7. Extensions, Limitations, and Future Research

While THFEM systems now support fully disentangled, user-driven control, several limitations persist:

Dependency on external AU detectors (OpenFace) for landmark prediction (Chang et al., 24 Sep 2025)
Limited personalization: current systems do not model individual expression “style” beyond coarse identity features
Resolution bottlenecks: many pipelines cap output at 256² or 512²
Artifact susceptibility under extreme pose or expression edits
Computational demands: adjacent-frame priors and multi-module architectures increase parameter and FLOP counts (Lu et al., 19 Jan 2026)

Future directions include learning self-supervised AU detectors, style tokens for personalization, real-time high-resolution synthesis, integration with text-to-expression from LLMs, and joint optimization of expression/lip sync in unified backbones (Tan et al., 19 Aug 2025, Ma et al., 2023, Cai et al., 2024, Lu et al., 19 Jan 2026).

In conclusion, THFEM is a rapidly advancing area that combines disentangled latent modeling, landmark and AU-guided control, conditional generative architectures, and multi-modal modulation to yield high-fidelity, independently controllable, and robust talking-head video synthesis.

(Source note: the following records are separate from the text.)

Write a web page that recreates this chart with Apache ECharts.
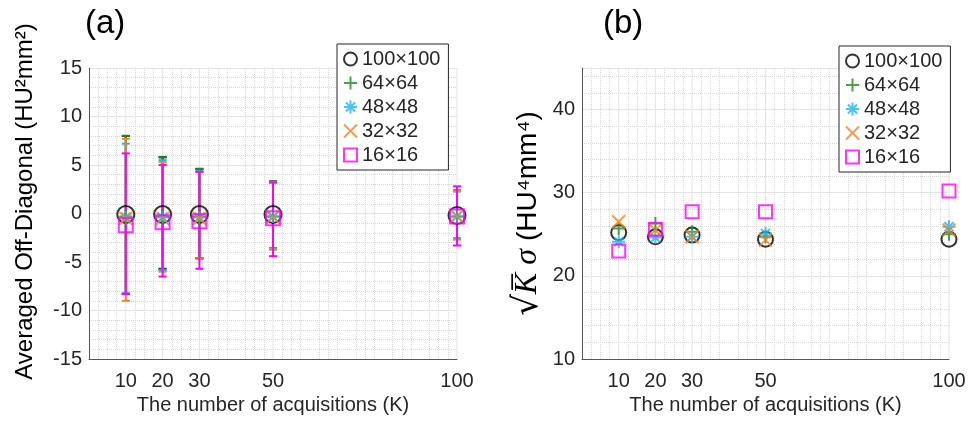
<!DOCTYPE html>
<html>
<head>
<meta charset="utf-8">
<script src="https://cdn.jsdelivr.net/npm/echarts@6/dist/echarts.min.js"></script>
<style>
  html, body { margin: 0; padding: 0; background: #fff; }
  #chart { width: 969px; height: 435px; }
</style>
</head>
<body>
<div id="chart"></div>
<script>
// acquisitions and tick labels
const K = [10, 20, 30, 50, 100];
const xTicks = [10, 20, 30, 50, 100];
const sizes = ['100×100', '64×64', '48×48', '32×32', '16×16'];

// (a) averaged off-diagonal: mean, lower and upper end of the error bar
const off100 = [-0.1, -0.1, -0.1, -0.1, -0.2];
const off100Lo = [-8.3, -5.7, -4.6, -3.6, -2.6];
const off100Hi = [8.0, 5.8, 4.6, 3.3, 2.3];
const off64 = [-0.3, -0.3, -0.3, -0.3, -0.3];
const off64Lo = [-8.3, -5.8, -4.6, -3.7, -2.6];
const off64Hi = [8.0, 5.8, 4.6, 3.3, 2.4];
const off48 = [-0.4, -0.4, -0.4, -0.3, -0.3];
const off48Lo = [-8.2, -5.8, -4.6, -3.6, -2.6];
const off48Hi = [7.2, 5.5, 4.4, 3.2, 2.3];
const off32 = [-0.5, -0.5, -0.5, -0.4, -0.3];
const off32Lo = [-9.0, -6.0, -4.7, -3.7, -2.7];
const off32Hi = [7.7, 5.3, 4.3, 3.2, 2.3];
const off16 = [-1.2, -0.9, -0.8, -0.5, -0.3];
const off16Lo = [-8.3, -6.5, -5.7, -4.4, -3.3];
const off16Hi = [6.2, 5.0, 4.3, 3.2, 2.8];

// (b) sqrt(K) sigma
const sig100 = [25.2, 24.7, 24.9, 24.4, 24.4];
const sig64 = [25.7, 26.3, 25.3, 24.7, 25.0];
const sig48 = [24.1, 24.6, 24.7, 25.1, 25.9];
const sig32 = [26.5, 25.5, 24.7, 24.3, 25.5];
const sig16 = [23.0, 25.6, 27.7, 27.7, 30.2];

const font = "'Liberation Sans', Arial, sans-serif";
const colors = ['#000000', '#1b8a1b', '#1db4ee', '#f58220', '#ff00ff'];
const symbols = [
    'circle',
    'path://M0,5L10,5M5,0L5,10',
    'path://M0,5L10,5M5,0L5,10M1.5,1.5L8.5,8.5M1.5,8.5L8.5,1.5',
    'path://M0,0L10,10M0,10L10,0',
    'rect'
];
const offMeans = [off100, off64, off48, off32, off16];
const offLows = [off100Lo, off64Lo, off48Lo, off32Lo, off16Lo];
const offHighs = [off100Hi, off64Hi, off48Hi, off32Hi, off16Hi];
const sigmas = [sig100, sig64, sig48, sig32, sig16];

const chart = echarts.init(document.getElementById('chart'));

// error bar: vertical line with caps
const errRender = (params, api) => {
    const x = api.value(0);
    const lo = api.coord([x, api.value(1)]);
    const hi = api.coord([x, api.value(2)]);
    const w = 4;
    const style = { stroke: api.visual('color'), lineWidth: 2 };
    return {
        type: 'group',
        children: [
            { type: 'line', shape: { x1: lo[0], y1: lo[1], x2: hi[0], y2: hi[1] }, style },
            { type: 'line', shape: { x1: lo[0] - w, y1: lo[1], x2: lo[0] + w, y2: lo[1] }, style },
            { type: 'line', shape: { x1: hi[0] - w, y1: hi[1], x2: hi[0] + w, y2: hi[1] }, style }
        ]
    };
};

// solid vertical grid line at a tick value, full height of the grid
const gridLineRender = (params, api) => {
    const p = api.coord([api.value(0), api.value(1)]);
    const cs = params.coordSys;
    return {
        type: 'line',
        shape: { x1: p[0], y1: cs.y, x2: p[0], y2: cs.y + cs.height },
        style: { stroke: '#e3e3e3', lineWidth: 1 }
    };
};

const markerStyle = (i) => ({
    color: (i === 0 || i === 4) ? 'rgba(0,0,0,0)' : colors[i],
    borderColor: colors[i],
    borderWidth: 2
});

const xAxisCfg = (gridIndex) => ({
    gridIndex,
    type: 'value',
    min: 0,
    max: 100,
    interval: 10,
    axisLine: { show: true, onZero: false, lineStyle: { color: '#555', width: 1 } },
    axisTick: { show: false },
    axisLabel: {
        formatter: v => xTicks.includes(v) ? String(v) : '',
        fontSize: 20, color: '#262626', margin: 12, fontFamily: font
    },
    splitLine: { show: false },
    minorTick: { show: false, splitNumber: 4 },
    minorSplitLine: { show: true, lineStyle: { color: '#d6d6d6', type: 'dotted', width: 1 } },
    name: 'The number of acquisitions (K)',
    nameLocation: 'middle',
    nameGap: 35,
    nameTextStyle: { fontSize: 20, color: '#262626', fontFamily: font }
});

const series = [];
// major vertical grid lines at the tick positions
[0, 1].forEach(g => {
    series.push({
        name: 'grid' + g,
        type: 'custom',
        xAxisIndex: g,
        yAxisIndex: g,
        silent: true,
        z: 1,
        renderItem: gridLineRender,
        encode: { x: 0, y: 1 },
        data: xTicks.map(v => [v, g === 0 ? 0 : 20])
    });
});

sizes.forEach((name, i) => {
    series.push({
        name: 'eb' + i,
        type: 'custom',
        xAxisIndex: 0,
        yAxisIndex: 0,
        renderItem: errRender,
        itemStyle: { color: colors[i] },
        encode: { x: 0, y: [1, 2] },
        data: K.map((k, j) => [k, offLows[i][j], offHighs[i][j]])
    });
    series.push({
        name,
        type: 'scatter',
        xAxisIndex: 0,
        yAxisIndex: 0,
        symbol: symbols[i],
        symbolSize: i === 0 ? 17 : (i === 4 ? 14 : 13),
        itemStyle: markerStyle(i),
        data: K.map((k, j) => [k, offMeans[i][j]])
    });
});

sizes.forEach((name, i) => {
    series.push({
        name,
        type: 'scatter',
        xAxisIndex: 1,
        yAxisIndex: 1,
        symbol: symbols[i],
        symbolSize: i === 0 ? 15 : 13,
        itemStyle: markerStyle(i),
        data: K.map((k, j) => [k, sigmas[i][j]])
    });
});

const legendCfg = (left, top) => ({
    left, top,
    orient: 'vertical',
    data: sizes,
    selectedMode: false,
    backgroundColor: '#fff',
    borderColor: '#262626',
    borderWidth: 1,
    borderRadius: 0,
    padding: [5, 8, 5, 6],
    itemGap: 4,
    itemWidth: 13,
    itemHeight: 13,
    textStyle: { fontSize: 20, lineHeight: 20, color: '#262626', fontFamily: font }
});

const option = {
    animation: false,
    backgroundColor: '#fff',
    textStyle: { fontFamily: font },
    title: [
        { text: '(a)', left: 80, top: 2, textStyle: { fontSize: 33, fontWeight: 'normal', color: '#000', fontFamily: font } },
        { text: '(b)', left: 598, top: 2, textStyle: { fontSize: 33, fontWeight: 'normal', color: '#000', fontFamily: font } }
    ],
    legend: [legendCfg(337, 44), legendCfg(839, 46)],
    grid: [
        { left: 89, top: 68, width: 368, height: 291 },
        { left: 582, top: 68, width: 367, height: 291 }
    ],
    xAxis: [xAxisCfg(0), xAxisCfg(1)],
    yAxis: [
        {
            gridIndex: 0,
            type: 'value',
            min: -15,
            max: 15,
            interval: 5,
            axisLine: { show: true, onZero: false, lineStyle: { color: '#555', width: 1 } },
            axisTick: { show: false },
            axisLabel: { fontSize: 20, color: '#262626', margin: 7, fontFamily: font },
            splitLine: { show: true, lineStyle: { color: '#e3e3e3', width: 1 } },
            minorTick: { show: false, splitNumber: 5 },
            minorSplitLine: { show: true, lineStyle: { color: '#d6d6d6', type: 'dotted', width: 1 } },
            name: 'Averaged Off-Diagonal (HU²mm²)',
            nameLocation: 'middle',
            nameGap: 52,
            nameTextStyle: { fontSize: 24, color: '#000', fontFamily: font, padding: [0, 0, 0, 24] }
        },
        {
            gridIndex: 1,
            type: 'value',
            min: 10,
            max: 45,
            interval: 10,
            axisLine: { show: true, onZero: false, lineStyle: { color: '#555', width: 1 } },
            axisTick: { show: false },
            axisLabel: {
                fontSize: 20, color: '#262626', margin: 7, fontFamily: font,
                showMaxLabel: false
            },
            splitLine: { show: true, lineStyle: { color: '#e3e3e3', width: 1 } },
            minorTick: { show: false, splitNumber: 5 },
            minorSplitLine: { show: true, lineStyle: { color: '#d6d6d6', type: 'dotted', width: 1 } },
            name: '{r|√}{k|K̅}{m| σ }{u|(HU⁴mm⁴)}',
            nameLocation: 'middle',
            nameGap: 37,
            nameTextStyle: {
                color: '#000',
                rich: {
                    r: { fontSize: 34, fontFamily: "'DejaVu Serif', serif", color: '#000' },
                    k: { fontSize: 32, fontFamily: "'Liberation Serif', serif", fontStyle: 'italic', color: '#000' },
                    m: { fontSize: 32, fontFamily: "'Liberation Serif', serif", fontStyle: 'italic', color: '#000' },
                    u: { fontSize: 28, fontFamily: font, color: '#000' }
                }
            }
        }
    ],
    series
};

chart.setOption(option);
</script>
</body>
</html>
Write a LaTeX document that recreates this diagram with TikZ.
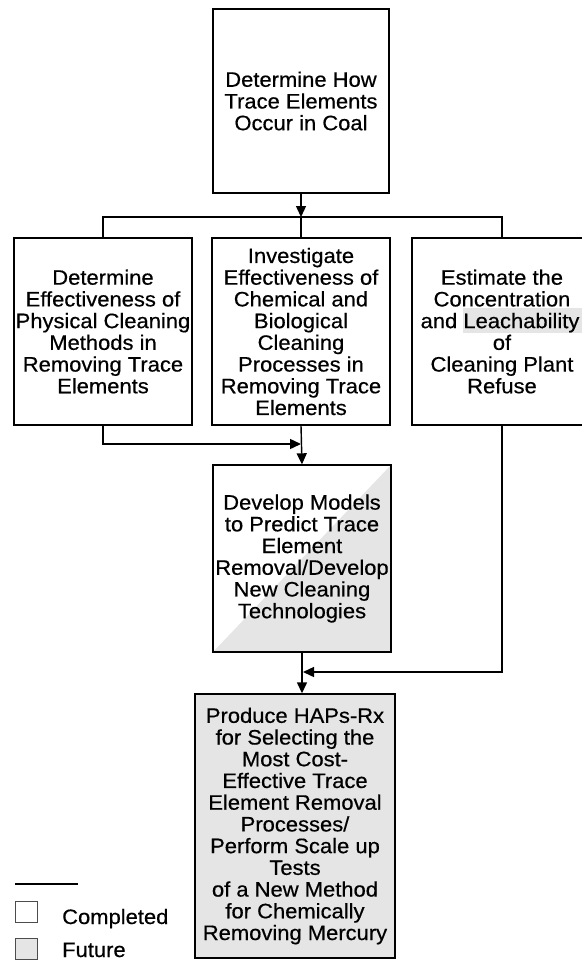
\documentclass[tikz,border=0pt]{standalone}
\usepackage{fontspec}
\setmainfont{Liberation Sans}[FakeStretch=1.05,FakeBold=0.5]
\usetikzlibrary{arrows.meta}
\newcommand{\hlword}[1]{\smash{\setlength{\fboxsep}{0pt}\colorbox{gray!20}{\rule[-5bp]{0pt}{25bp}#1\hspace{4bp}}}}

\begin{document}
\begin{tikzpicture}[x=1bp,y=-1bp,line join=miter,>={Triangle[length=11bp,width=10bp]},
  box/.style={draw,line width=1.4bp,minimum width=178bp,minimum height=187bp,inner sep=0pt,align=center,font=\fontsize{21}{21.8}\selectfont},
  future/.style={box,fill=gray!20},
  link/.style={line width=1.4bp},
  keybox/.style={draw=black!70,line width=1bp,minimum width=22bp,minimum height=21bp,inner sep=0pt},
  keytext/.style={anchor=base west,inner sep=0pt,font=\fontsize{21}{21.8}\selectfont}]
  \useasboundingbox (0,0) rectangle (582,964);
  \clip (0,0) rectangle (582,964);
  \node[box,minimum width=176bp,minimum height=184bp] (occur) at (301,101) {Determine How\\Trace Elements\\Occur in Coal};
  \node[box] (physical) at (103,331.5) {Determine\\Effectiveness of\\Physical Cleaning\\Methods in\\Removing Trace\\Elements};
  \node[box] (chemical) at (301,331.5) {Investigate\\Effectiveness of\\Chemical and\\Biological\\Cleaning\\Processes in\\Removing Trace\\Elements};
  \node[box,minimum width=180bp] (refuse) at (502,331.5) {Estimate the\\Concentration\\and \hlword{Leachability}\\of\\Cleaning Plant\\Refuse};
  \node[box,path picture={\fill[gray!20] (path picture bounding box.south west) -- (path picture bounding box.north east) -- (path picture bounding box.south east) -- cycle;}] (models) at (302,558.5) {Develop Models\\to Predict Trace\\Element\\Removal/Develop\\New Cleaning\\Technologies};
  \node[future,minimum width=200bp,minimum height=264bp] (haps) at (295,826) {Produce HAPs-Rx\\for Selecting the\\Most Cost-\\Effective Trace\\Element Removal\\Processes/\\Perform Scale up\\Tests\\of a New Method\\for Chemically\\Removing Mercury};
  \coordinate (split) at (301,217);
  \coordinate (joinleft) at (301,444);
  \coordinate (joinright) at (303,672);
  \draw[link,->] (occur.south) -- (split);
  \draw[link] (physical.north) |- (split) -| (refuse.north);
  \draw[link] (split) -- (chemical.north);
  \draw[link,->] (physical.south) |- (joinleft);
  \draw[link,->] (chemical.south) -- (models.north);
  \draw[link,->] (refuse.south) |- (joinright);
  \draw[link,->] (models.south) -- (models.south |- haps.north);
  \draw[link] (15,884) -- (78,884);
  \node[keybox] (donekey) at (26,911.5) {};
  \node[keytext] (donetext) at (62,924) {Completed};
  \node[keybox,fill=gray!20] (futurekey) at (26,949) {};
  \node[keytext] (futuretext) at (62,957) {Future};
\end{tikzpicture}
\end{document}
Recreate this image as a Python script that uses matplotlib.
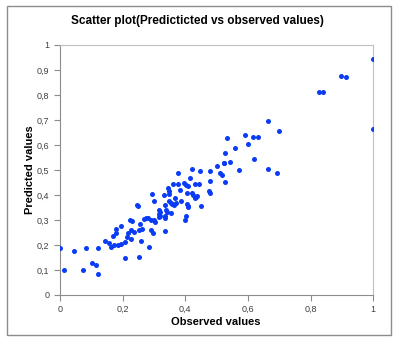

The field is witnessing the emergence of increasingly sophisticated systems for fine-grained emotional editing, avatar personalization, and real-world human-computer interaction (Tan et al., 19 Aug 2025, Tan et al., 2024, Chang et al., 24 Sep 2025, Ma et al., 2023, Jang et al., 2023, Feng et al., 28 May 2025, Lu et al., 19 Jan 2026).